I watched this film for Takahata Mitsuki (from 'Iribito' and 'Boukyaku no Sachiko'), because I mistook lead actress Arimura Kasumi ('Soshite Ikiru') for her. They don't look that much alike, although they are around the same age. But for the first hour of the movie my brain was struggling to make sense of how Takahata Mitsuki's face looked so much more wisened by life experience (like someone you can tell has gone through some ish) in this role than in any other role I'd seen her in before. And then I looked up this film's cast and realized it was Arimura Kasumi all along. 
 
'Call Me Chihiro' is a quiet story about a former sex worker who works at a bento shop in a seaside town, and is embraced by locals who don't seem to mind what she used to do for a living. She is kind and congenial but also keeps people at arm's length, purposely never divulging too many personal details about herself. There are visual and verbal allusions to her harrowing past: she's estranged from her mother and brother; she has a scar on her back from being stabbed by an overzealous client who might still be stalking her; she's shown in flashback to have interviewed for her previous sex work job in a standard Japanese job interview suit and shoes, indicating that she did try to make it in the traditional/respectable work world at some point but it didn't work out. But to Chihiro, that stuff's not really anybody's business. Except for maybe her best friend (also a former sex worker) and their former pimp (played by Lily Franky), who both attempt to start over in the same seaside town as Chihiro. And even they have trouble trying to figure her out. Despite her friendly exterior, Chihiro is a detached and lonely person at her core, and just as a solid sense of community starts to form around her, she leaves to start over once again in another rural town so she doesn't risk getting too close to anyone. Which I could relate to since my personality is very similar to hers, but I could also imagine viewers reacting to the end of the movie with, "...That's it?" or, "Why would she just disappear like that?"
 
(I can't remember for certain, but I may or may not have heard about this movie through one of my podcast guests named Farrah tweeting about it.
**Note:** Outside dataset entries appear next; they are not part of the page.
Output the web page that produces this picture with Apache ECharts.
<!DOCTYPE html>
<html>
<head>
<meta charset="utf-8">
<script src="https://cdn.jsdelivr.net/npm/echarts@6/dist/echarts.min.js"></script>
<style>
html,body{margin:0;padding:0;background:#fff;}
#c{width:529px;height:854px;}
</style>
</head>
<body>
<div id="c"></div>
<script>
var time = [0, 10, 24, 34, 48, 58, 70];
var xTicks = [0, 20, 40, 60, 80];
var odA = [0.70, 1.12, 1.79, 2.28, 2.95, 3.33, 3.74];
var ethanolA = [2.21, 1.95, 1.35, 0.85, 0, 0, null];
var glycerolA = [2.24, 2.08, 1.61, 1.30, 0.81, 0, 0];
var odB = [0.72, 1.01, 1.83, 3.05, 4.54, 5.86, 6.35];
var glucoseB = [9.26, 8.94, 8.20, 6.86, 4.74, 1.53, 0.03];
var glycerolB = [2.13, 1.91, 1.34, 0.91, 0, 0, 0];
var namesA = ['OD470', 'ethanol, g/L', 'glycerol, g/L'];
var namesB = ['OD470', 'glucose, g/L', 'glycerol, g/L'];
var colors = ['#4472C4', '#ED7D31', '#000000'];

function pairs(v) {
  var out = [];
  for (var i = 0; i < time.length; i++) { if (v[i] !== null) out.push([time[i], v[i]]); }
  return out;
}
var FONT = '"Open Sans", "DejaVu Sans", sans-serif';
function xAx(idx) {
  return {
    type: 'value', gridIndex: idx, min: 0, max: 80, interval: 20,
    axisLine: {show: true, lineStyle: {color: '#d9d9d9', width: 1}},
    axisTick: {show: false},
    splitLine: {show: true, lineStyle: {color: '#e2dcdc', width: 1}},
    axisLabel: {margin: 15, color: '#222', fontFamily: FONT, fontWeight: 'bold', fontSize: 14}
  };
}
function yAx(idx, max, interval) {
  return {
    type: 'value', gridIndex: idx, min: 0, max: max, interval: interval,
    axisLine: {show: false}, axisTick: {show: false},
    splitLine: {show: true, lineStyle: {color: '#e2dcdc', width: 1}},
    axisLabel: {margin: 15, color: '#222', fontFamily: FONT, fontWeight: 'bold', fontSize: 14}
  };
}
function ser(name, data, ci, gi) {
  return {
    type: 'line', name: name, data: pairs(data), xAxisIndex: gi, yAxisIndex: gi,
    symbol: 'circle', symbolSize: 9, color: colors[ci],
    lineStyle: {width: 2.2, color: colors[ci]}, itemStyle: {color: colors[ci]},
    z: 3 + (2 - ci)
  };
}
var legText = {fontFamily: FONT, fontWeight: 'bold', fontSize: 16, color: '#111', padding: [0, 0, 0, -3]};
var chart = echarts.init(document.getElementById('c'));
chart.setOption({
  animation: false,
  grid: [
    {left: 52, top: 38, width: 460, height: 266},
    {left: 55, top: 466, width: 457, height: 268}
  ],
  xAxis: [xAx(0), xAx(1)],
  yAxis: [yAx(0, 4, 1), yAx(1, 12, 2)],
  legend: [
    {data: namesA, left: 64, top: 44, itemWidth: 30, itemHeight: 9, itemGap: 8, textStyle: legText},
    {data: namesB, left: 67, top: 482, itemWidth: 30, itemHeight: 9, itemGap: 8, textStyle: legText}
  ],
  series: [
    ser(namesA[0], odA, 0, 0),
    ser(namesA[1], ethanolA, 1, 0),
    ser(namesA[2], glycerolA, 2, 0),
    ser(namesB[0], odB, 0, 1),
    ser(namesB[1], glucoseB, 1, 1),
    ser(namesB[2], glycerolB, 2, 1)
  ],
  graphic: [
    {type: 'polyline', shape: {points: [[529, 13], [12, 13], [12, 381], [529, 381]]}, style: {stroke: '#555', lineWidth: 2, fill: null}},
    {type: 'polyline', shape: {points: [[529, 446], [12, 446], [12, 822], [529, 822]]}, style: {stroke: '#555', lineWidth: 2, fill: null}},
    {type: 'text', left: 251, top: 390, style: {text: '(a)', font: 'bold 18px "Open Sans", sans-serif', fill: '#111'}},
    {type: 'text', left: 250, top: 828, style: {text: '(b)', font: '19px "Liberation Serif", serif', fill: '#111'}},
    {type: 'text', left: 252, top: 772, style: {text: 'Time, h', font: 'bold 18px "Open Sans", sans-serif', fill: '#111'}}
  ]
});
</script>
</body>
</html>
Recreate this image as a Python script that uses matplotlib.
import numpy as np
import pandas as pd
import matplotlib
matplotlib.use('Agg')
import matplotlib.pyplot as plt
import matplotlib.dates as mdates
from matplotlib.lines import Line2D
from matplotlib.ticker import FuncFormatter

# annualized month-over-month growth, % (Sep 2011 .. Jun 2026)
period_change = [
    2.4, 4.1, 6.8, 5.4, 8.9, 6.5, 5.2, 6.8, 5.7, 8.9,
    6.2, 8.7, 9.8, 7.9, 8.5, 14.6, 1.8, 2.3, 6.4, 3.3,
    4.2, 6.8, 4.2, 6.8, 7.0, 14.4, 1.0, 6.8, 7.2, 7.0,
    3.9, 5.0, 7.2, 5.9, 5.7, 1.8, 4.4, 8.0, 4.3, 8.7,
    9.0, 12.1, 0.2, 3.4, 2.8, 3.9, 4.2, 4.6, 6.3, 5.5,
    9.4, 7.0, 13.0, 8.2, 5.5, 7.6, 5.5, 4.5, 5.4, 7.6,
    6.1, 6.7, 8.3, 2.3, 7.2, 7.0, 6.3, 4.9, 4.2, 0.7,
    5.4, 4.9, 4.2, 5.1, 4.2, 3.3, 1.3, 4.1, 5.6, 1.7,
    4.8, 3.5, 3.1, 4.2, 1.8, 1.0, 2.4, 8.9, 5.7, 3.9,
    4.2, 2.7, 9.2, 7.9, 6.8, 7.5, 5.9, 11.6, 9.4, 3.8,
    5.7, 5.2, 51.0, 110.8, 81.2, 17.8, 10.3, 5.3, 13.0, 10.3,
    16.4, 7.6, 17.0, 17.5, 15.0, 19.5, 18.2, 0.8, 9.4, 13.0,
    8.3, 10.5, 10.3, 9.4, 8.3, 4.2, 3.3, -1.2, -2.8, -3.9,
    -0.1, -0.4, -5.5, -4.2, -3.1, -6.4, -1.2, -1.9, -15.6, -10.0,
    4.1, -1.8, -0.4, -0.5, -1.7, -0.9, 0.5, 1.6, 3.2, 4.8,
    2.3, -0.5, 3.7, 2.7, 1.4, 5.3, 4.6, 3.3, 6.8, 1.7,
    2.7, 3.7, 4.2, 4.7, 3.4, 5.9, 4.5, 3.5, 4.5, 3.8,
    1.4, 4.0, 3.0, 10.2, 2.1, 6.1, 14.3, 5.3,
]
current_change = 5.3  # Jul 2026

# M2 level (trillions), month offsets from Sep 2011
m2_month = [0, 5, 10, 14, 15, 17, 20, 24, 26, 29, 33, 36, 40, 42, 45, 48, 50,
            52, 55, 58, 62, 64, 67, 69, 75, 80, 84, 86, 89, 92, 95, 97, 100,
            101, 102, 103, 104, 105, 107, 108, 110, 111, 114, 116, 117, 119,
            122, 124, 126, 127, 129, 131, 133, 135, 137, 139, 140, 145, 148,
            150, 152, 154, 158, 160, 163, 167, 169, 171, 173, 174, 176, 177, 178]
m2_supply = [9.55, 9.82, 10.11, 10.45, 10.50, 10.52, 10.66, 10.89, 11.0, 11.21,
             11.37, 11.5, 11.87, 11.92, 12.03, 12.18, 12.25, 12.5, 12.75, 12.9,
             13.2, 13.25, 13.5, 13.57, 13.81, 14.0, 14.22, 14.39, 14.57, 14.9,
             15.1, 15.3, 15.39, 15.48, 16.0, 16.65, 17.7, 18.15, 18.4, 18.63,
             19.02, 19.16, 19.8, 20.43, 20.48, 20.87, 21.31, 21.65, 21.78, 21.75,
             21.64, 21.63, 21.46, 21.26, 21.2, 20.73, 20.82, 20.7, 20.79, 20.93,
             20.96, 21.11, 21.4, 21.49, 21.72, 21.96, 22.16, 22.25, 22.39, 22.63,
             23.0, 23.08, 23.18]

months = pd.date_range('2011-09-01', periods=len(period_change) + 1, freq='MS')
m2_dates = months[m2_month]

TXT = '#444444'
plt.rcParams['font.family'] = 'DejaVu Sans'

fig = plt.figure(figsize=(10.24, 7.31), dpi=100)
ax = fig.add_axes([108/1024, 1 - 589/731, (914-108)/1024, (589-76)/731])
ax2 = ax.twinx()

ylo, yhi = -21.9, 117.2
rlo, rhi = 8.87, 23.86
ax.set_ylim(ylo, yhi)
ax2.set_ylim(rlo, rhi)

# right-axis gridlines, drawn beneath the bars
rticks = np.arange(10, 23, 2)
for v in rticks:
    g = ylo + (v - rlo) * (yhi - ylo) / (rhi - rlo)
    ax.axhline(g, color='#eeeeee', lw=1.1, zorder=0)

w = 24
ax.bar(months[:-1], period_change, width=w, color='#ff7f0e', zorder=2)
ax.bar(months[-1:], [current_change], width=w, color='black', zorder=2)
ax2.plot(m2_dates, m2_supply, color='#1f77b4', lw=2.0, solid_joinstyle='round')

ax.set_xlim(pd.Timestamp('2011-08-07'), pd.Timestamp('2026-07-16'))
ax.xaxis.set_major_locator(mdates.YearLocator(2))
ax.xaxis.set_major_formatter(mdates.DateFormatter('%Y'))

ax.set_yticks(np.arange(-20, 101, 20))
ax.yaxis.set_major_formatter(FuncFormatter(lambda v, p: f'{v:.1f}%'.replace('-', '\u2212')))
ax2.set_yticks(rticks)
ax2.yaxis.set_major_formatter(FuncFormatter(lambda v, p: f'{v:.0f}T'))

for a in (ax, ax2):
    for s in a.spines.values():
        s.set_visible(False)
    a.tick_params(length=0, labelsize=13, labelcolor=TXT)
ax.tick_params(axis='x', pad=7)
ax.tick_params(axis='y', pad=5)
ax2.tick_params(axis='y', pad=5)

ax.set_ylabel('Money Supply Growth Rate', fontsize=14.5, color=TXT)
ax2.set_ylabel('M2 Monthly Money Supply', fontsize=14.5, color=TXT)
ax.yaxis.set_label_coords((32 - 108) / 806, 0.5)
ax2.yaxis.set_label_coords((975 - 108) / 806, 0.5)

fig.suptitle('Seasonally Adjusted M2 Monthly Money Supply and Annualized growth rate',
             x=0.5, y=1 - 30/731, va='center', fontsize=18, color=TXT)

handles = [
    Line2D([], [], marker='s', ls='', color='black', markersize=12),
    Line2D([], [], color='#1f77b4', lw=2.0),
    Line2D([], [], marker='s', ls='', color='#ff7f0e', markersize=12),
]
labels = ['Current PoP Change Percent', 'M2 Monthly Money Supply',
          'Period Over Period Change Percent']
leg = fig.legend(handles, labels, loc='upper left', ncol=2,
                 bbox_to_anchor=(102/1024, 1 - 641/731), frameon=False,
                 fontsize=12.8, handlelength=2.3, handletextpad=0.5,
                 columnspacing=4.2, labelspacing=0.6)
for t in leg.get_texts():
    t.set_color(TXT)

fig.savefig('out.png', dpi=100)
So if that's the case, then thanks to Farrah for the recommendation!)
 
Honorable Mention: Queer Japan - 2019
 
When I was researching the roles and gender identities of Mahu in Hawaiian culture for my review of Now Is the Time to Open Your Heart, my search led me to find a documentary called Kumu Hina on Tubi, and I noticed Queer Japan listed in the "You May Also Like" section for that film. Given that I have at least one queer friend in Japan whose wellbeing I care about very deeply, I bookmarked Kumu Hina for later and watched Queer Japan right away.
 
Directed by Canadian filmmaker Graham Kolbeins and co-written by him and Japanese American writer/artist Anne Ishii, Queer Japan is a documentary that spotlights queer people and communities in Tokyo, Osaka, Kyoto, and Okinawa. It focuses mostly on artists, performers, bar owners, and activists. There's a wide age range among interviewees, but surprisingly, the main interviewees who are shown most repeatedly are middle aged people and senior citizens. I say "surprisingly" because I'd assumed that younger people would be more open to talking about their queerness, and that a documentary about queer people would therefore skew younger. But now I think it was a brilliant idea to feature so many older interviewees, because they add a historical perspective to how much the portrayal, public perception, and lived experience of queerness has changed in Japan. They speak to these shifts happening not only during their own lifetimes, but also across the bubble era, the Meiji era, and the Edo era more widely. I happened to find the Queer Japan website in the process of writing this review, so if this film sounds interesting to you then feel free to learn more about it here.

Between the two J-dramas I watched this time around, 'Rikon Shiyou Yo' is the obvious favorite here. But if you're interested in Japanese funeral traditions and perceptions of death, then give 'Angel Flight' a gander too.